§ **WRITTEN TASK**:
Repeat, exactly and completely, the material that follows. Omit the pictures.

§ **DATA LINES**:
□ □ □ □

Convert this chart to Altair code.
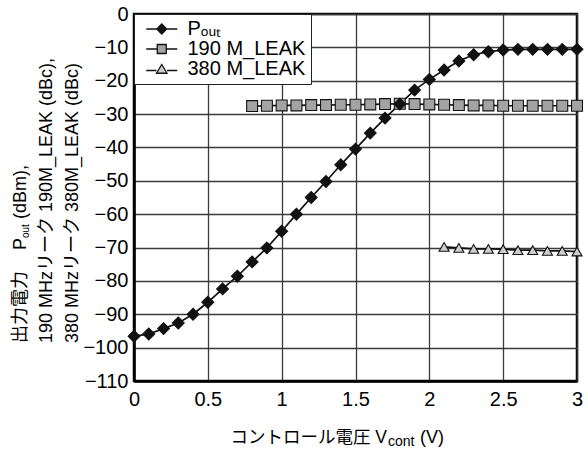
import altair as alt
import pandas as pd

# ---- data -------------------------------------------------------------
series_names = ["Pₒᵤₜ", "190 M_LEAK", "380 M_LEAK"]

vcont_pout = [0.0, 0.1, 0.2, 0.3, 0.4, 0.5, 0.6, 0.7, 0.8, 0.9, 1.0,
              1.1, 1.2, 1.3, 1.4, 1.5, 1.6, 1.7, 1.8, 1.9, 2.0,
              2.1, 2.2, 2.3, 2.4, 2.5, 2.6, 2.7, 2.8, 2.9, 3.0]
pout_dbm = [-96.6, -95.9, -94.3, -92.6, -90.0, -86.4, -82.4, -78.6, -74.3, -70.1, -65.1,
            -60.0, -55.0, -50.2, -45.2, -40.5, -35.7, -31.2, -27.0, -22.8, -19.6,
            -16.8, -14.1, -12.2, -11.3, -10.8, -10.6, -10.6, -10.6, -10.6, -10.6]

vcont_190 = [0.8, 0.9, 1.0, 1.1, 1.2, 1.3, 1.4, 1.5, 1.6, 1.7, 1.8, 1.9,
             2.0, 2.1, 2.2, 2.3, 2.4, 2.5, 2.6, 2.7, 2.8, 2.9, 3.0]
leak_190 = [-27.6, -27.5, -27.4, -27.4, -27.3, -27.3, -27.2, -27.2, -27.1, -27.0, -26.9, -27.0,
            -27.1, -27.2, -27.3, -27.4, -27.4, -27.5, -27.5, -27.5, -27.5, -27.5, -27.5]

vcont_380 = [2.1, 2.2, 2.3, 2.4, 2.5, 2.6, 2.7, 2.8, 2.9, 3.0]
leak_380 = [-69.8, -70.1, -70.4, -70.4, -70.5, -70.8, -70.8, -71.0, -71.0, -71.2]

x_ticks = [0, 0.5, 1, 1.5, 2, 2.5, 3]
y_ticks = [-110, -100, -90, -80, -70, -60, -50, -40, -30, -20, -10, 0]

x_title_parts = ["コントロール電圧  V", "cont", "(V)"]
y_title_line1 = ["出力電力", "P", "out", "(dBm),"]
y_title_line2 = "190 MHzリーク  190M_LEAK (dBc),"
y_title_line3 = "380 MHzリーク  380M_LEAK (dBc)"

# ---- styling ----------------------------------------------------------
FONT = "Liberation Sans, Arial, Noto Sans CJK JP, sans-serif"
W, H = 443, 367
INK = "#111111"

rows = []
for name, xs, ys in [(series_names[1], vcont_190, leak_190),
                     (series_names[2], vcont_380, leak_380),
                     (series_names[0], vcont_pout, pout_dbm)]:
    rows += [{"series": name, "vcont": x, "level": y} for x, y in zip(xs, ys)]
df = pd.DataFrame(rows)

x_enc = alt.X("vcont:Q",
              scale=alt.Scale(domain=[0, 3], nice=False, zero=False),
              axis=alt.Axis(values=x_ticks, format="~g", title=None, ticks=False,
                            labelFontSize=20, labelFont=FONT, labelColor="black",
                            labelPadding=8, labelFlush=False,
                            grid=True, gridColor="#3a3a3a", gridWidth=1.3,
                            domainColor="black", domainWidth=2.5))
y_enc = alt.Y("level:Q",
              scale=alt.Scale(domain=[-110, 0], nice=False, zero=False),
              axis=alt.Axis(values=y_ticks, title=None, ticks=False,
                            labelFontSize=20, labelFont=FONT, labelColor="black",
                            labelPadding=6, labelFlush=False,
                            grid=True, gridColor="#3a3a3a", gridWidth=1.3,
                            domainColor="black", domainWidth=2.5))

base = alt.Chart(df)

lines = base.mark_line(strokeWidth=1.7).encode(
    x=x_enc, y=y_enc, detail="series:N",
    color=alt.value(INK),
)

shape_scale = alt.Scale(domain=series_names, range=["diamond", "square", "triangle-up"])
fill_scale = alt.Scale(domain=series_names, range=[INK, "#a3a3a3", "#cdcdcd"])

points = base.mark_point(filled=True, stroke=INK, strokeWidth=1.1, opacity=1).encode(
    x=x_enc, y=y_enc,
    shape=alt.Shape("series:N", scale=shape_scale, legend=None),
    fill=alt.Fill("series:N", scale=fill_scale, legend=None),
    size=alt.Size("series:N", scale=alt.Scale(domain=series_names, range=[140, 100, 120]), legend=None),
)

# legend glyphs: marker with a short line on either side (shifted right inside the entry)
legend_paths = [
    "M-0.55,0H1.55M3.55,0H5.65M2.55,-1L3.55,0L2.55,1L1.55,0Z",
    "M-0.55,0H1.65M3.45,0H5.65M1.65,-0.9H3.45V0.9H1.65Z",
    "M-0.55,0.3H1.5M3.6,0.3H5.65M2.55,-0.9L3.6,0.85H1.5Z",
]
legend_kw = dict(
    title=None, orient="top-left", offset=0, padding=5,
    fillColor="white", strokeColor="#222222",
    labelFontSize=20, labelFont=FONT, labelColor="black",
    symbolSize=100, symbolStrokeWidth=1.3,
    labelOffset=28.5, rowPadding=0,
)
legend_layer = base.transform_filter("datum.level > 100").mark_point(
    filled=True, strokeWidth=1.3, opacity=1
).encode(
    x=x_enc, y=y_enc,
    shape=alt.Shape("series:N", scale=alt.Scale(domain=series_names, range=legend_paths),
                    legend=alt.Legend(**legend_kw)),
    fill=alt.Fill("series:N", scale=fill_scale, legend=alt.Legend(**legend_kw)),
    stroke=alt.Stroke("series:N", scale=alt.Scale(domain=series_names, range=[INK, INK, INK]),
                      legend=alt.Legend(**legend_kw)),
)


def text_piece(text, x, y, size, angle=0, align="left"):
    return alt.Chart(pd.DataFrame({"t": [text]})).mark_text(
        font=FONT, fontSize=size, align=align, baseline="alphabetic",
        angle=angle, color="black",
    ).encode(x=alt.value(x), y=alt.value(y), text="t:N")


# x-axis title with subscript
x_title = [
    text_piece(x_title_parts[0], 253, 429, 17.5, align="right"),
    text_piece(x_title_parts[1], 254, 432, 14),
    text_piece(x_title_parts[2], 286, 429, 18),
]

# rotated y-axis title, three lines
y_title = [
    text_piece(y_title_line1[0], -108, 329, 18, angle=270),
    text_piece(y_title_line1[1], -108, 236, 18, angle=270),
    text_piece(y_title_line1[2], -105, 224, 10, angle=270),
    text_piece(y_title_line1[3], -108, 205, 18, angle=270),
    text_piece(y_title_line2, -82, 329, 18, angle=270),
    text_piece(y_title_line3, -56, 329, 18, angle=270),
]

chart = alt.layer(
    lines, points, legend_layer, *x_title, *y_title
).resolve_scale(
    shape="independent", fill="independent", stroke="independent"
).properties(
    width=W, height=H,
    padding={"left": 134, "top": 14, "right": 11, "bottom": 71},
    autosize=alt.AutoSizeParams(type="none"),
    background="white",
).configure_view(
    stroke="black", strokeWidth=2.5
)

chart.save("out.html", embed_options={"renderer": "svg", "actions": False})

□ □ □ □

§ **WRITTEN ANSWER**:
Convert this chart to Altair code.
import altair as alt
import pandas as pd

# ---- data -------------------------------------------------------------
series_names = ["Pₒᵤₜ", "190 M_LEAK", "380 M_LEAK"]

vcont_pout = [0.0, 0.1, 0.2, 0.3, 0.4, 0.5, 0.6, 0.7, 0.8, 0.9, 1.0,
              1.1, 1.2, 1.3, 1.4, 1.5, 1.6, 1.7, 1.8, 1.9, 2.0,
              2.1, 2.2, 2.3, 2.4, 2.5, 2.6, 2.7, 2.8, 2.9, 3.0]
pout_dbm = [-96.6, -95.9, -94.3, -92.6, -90.0, -86.4, -82.4, -78.6, -74.3, -70.1, -65.1,
            -60.0, -55.0, -50.2, -45.2, -40.5, -35.7, -31.2, -27.0, -22.8, -19.6,
            -16.8, -14.1, -12.2, -11.3, -10.8, -10.6, -10.6, -10.6, -10.6, -10.6]

vcont_190 = [0.8, 0.9, 1.0, 1.1, 1.2, 1.3, 1.4, 1.5, 1.6, 1.7, 1.8, 1.9,
             2.0, 2.1, 2.2, 2.3, 2.4, 2.5, 2.6, 2.7, 2.8, 2.9, 3.0]
leak_190 = [-27.6, -27.5, -27.4, -27.4, -27.3, -27.3, -27.2, -27.2, -27.1, -27.0, -26.9, -27.0,
            -27.1, -27.2, -27.3, -27.4, -27.4, -27.5, -27.5, -27.5, -27.5, -27.5, -27.5]

vcont_380 = [2.1, 2.2, 2.3, 2.4, 2.5, 2.6, 2.7, 2.8, 2.9, 3.0]
leak_380 = [-69.8, -70.1, -70.4, -70.4, -70.5, -70.8, -70.8, -71.0, -71.0, -71.2]

x_ticks = [0, 0.5, 1, 1.5, 2, 2.5, 3]
y_ticks = [-110, -100, -90, -80, -70, -60, -50, -40, -30, -20, -10, 0]

x_title_parts = ["コントロール電圧  V", "cont", "(V)"]
y_title_line1 = ["出力電力", "P", "out", "(dBm),"]
y_title_line2 = "190 MHzリーク  190M_LEAK (dBc),"
y_title_line3 = "380 MHzリーク  380M_LEAK (dBc)"

# ---- styling ----------------------------------------------------------
FONT = "Liberation Sans, Arial, Noto Sans CJK JP, sans-serif"
W, H = 443, 367
INK = "#111111"

rows = []
for name, xs, ys in [(series_names[1], vcont_190, leak_190),
                     (series_names[2], vcont_380, leak_380),
                     (series_names[0], vcont_pout, pout_dbm)]:
    rows += [{"series": name, "vcont": x, "level": y} for x, y in zip(xs, ys)]
df = pd.DataFrame(rows)

x_enc = alt.X("vcont:Q",
              scale=alt.Scale(domain=[0, 3], nice=False, zero=False),
              axis=alt.Axis(values=x_ticks, format="~g", title=None, ticks=False,
                            labelFontSize=20, labelFont=FONT, labelColor="black",
                            labelPadding=8, labelFlush=False,
                            grid=True, gridColor="#3a3a3a", gridWidth=1.3,
                            domainColor="black", domainWidth=2.5))
y_enc = alt.Y("level:Q",
              scale=alt.Scale(domain=[-110, 0], nice=False, zero=False),
              axis=alt.Axis(values=y_ticks, title=None, ticks=False,
                            labelFontSize=20, labelFont=FONT, labelColor="black",
                            labelPadding=6, labelFlush=False,
                            grid=True, gridColor="#3a3a3a", gridWidth=1.3,
                            domainColor="black", domainWidth=2.5))

base = alt.Chart(df)

lines = base.mark_line(strokeWidth=1.7).encode(
    x=x_enc, y=y_enc, detail="series:N",
    color=alt.value(INK),
)

shape_scale = alt.Scale(domain=series_names, range=["diamond", "square", "triangle-up"])
fill_scale = alt.Scale(domain=series_names, range=[INK, "#a3a3a3", "#cdcdcd"])

points = base.mark_point(filled=True, stroke=INK, strokeWidth=1.1, opacity=1).encode(
    x=x_enc, y=y_enc,
    shape=alt.Shape("series:N", scale=shape_scale, legend=None),
    fill=alt.Fill("series:N", scale=fill_scale, legend=None),
    size=alt.Size("series:N", scale=alt.Scale(domain=series_names, range=[140, 100, 120]), legend=None),
)

# legend glyphs: marker with a short line on either side (shifted right inside the entry)
legend_paths = [
    "M-0.55,0H1.55M3.55,0H5.65M2.55,-1L3.55,0L2.55,1L1.55,0Z",
    "M-0.55,0H1.65M3.45,0H5.65M1.65,-0.9H3.45V0.9H1.65Z",
    "M-0.55,0.3H1.5M3.6,0.3H5.65M2.55,-0.9L3.6,0.85H1.5Z",
]
legend_kw = dict(
    title=None, orient="top-left", offset=0, padding=5,
    fillColor="white", strokeColor="#222222",
    labelFontSize=20, labelFont=FONT, labelColor="black",
    symbolSize=100, symbolStrokeWidth=1.3,
    labelOffset=28.5, rowPadding=0,
)
legend_layer = base.transform_filter("datum.level > 100").mark_point(
    filled=True, strokeWidth=1.3, opacity=1
).encode(
    x=x_enc, y=y_enc,
    shape=alt.Shape("series:N", scale=alt.Scale(domain=series_names, range=legend_paths),
                    legend=alt.Legend(**legend_kw)),
    fill=alt.Fill("series:N", scale=fill_scale, legend=alt.Legend(**legend_kw)),
    stroke=alt.Stroke("series:N", scale=alt.Scale(domain=series_names, range=[INK, INK, INK]),
                      legend=alt.Legend(**legend_kw)),
)


def text_piece(text, x, y, size, angle=0, align="left"):
    return alt.Chart(pd.DataFrame({"t": [text]})).mark_text(
        font=FONT, fontSize=size, align=align, baseline="alphabetic",
        angle=angle, color="black",
    ).encode(x=alt.value(x), y=alt.value(y), text="t:N")


# x-axis title with subscript
x_title = [
    text_piece(x_title_parts[0], 253, 429, 17.5, align="right"),
    text_piece(x_title_parts[1], 254, 432, 14),
    text_piece(x_title_parts[2], 286, 429, 18),
]

# rotated y-axis title, three lines
y_title = [
    text_piece(y_title_line1[0], -108, 329, 18, angle=270),
    text_piece(y_title_line1[1], -108, 236, 18, angle=270),
    text_piece(y_title_line1[2], -105, 224, 10, angle=270),
    text_piece(y_title_line1[3], -108, 205, 18, angle=270),
    text_piece(y_title_line2, -82, 329, 18, angle=270),
    text_piece(y_title_line3, -56, 329, 18, angle=270),
]

chart = alt.layer(
    lines, points, legend_layer, *x_title, *y_title
).resolve_scale(
    shape="independent", fill="independent", stroke="independent"
).properties(
    width=W, height=H,
    padding={"left": 134, "top": 14, "right": 11, "bottom": 71},
    autosize=alt.AutoSizeParams(type="none"),
    background="white",
).configure_view(
    stroke="black", strokeWidth=2.5
)

chart.save("out.html", embed_options={"renderer": "svg", "actions": False})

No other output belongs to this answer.